Rather than focus on what one really wants, it may be best to make something else not quite as important the elusive prize. This is what Mir is engaged in right now. Mir holds the belief (which has been proven in the past to be false bt Alzamora) that in order to win the championship a rider must win races. So rather than make the championship the elusive prize, he is making the first race win the goal. Then, if he is in with a shot at the title at the last round or two, he'll think about the championship. It's good advice about where to focus one's attention in life. To kinda act like you don't want to win the championship. 


Desperation is repulsive, a desperate person pushes away that which he desires. A bit of insoucience is the key to baiting the universe into giving us what we want. Mir seems to be trying to talk himself into the right frame of mind but 'don't think of the elephant' doesn't usually work so well. That said, I believe he is as talented as anyone not named Marquez (one? both???) so he will get himself in the right place.

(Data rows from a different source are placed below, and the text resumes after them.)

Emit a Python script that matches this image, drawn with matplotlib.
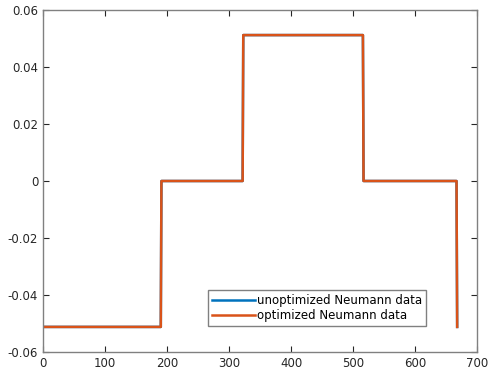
import numpy as np
import matplotlib.pyplot as plt

# piecewise-constant Neumann data: last index of each segment and its value
seg_end = [190, 322, 516, 667, 668]

unopt_val = [-0.0512, 0.0, 0.0512, 0.0, -0.0512]
opt_val = [-0.0512, 0.0, 0.0512, 0.0, -0.0512]

xticks = [0, 100, 200, 300, 400, 500, 600, 700]
yticks = [-0.06, -0.04, -0.02, 0, 0.02, 0.04, 0.06]
ytick_labels = ["-0.06", "-0.04", "-0.02", "0", "0.02", "0.04", "0.06"]


def build(ends, vals):
    lengths = np.diff([0] + ends)
    y = np.repeat(vals, lengths)
    x = np.arange(1, len(y) + 1)
    return x, y


plt.rcParams.update({"font.family": "DejaVu Sans", "font.size": 8.5})
fig = plt.figure(figsize=(4.94, 3.72), dpi=100)
ax = fig.add_axes([43 / 494, 20 / 372, 434 / 494, 342 / 372])

x1, y1 = build(seg_end, unopt_val)
x2, y2 = build(seg_end, opt_val)
ax.plot(x1, y1, color="#0072BD", lw=1.8, label="unoptimized Neumann data")
ax.plot(x2, y2, color="#D95319", lw=1.8, label="optimized Neumann data")

ax.set_xlim(0, 700)
ax.set_ylim(-0.06, 0.06)
ax.set_xticks(xticks)
ax.set_yticks(yticks)
ax.set_yticklabels(ytick_labels)
ax.tick_params(direction="in", top=True, right=True, length=4, width=0.8,
               colors="#262626", labelcolor="#262626")
for s in ax.spines.values():
    s.set_color("#808080")
    s.set_linewidth(1.0)

leg = ax.legend(loc="lower left", bbox_to_anchor=(165 / 434, 26 / 342),
                handlelength=3.6, borderpad=0.35, labelspacing=0.15,
                handletextpad=0.2, borderaxespad=0, fancybox=False,
                framealpha=1)
leg.get_frame().set_edgecolor("#808080")
leg.get_frame().set_linewidth(1.0)

fig.savefig("out.png", dpi=100)
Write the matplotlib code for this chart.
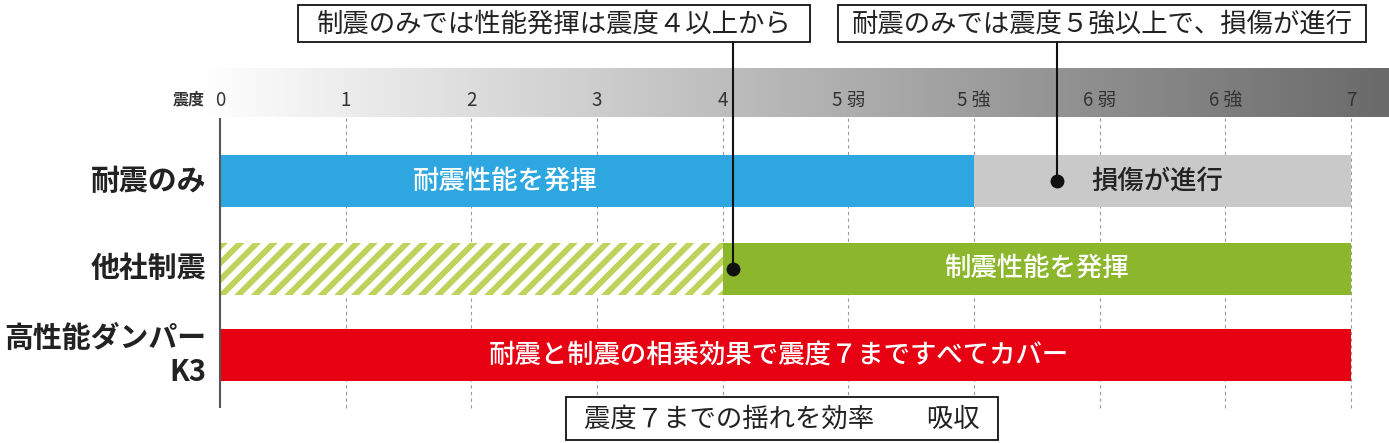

Giving is a way one can remove the obstacles blocking the realization of their dreams. It's a relationship - in order to receive one has to give. We receive what we give in life. Expressing gratitude is another to receive. Expressing gratitude for receiving what one wants before they receive it is old Native American wisdom.

Or maybe for some..Whilst the alternative race reports and psychological briefings are all part of this rich tapestry, Nicky Hayden's "It's why we line up on a Sunday, you never know what's going to happen" does it for me, particularly this year. Sometimes the woods looks better with a few less trees, 'appen. (Ancient South Yorkshire proverb).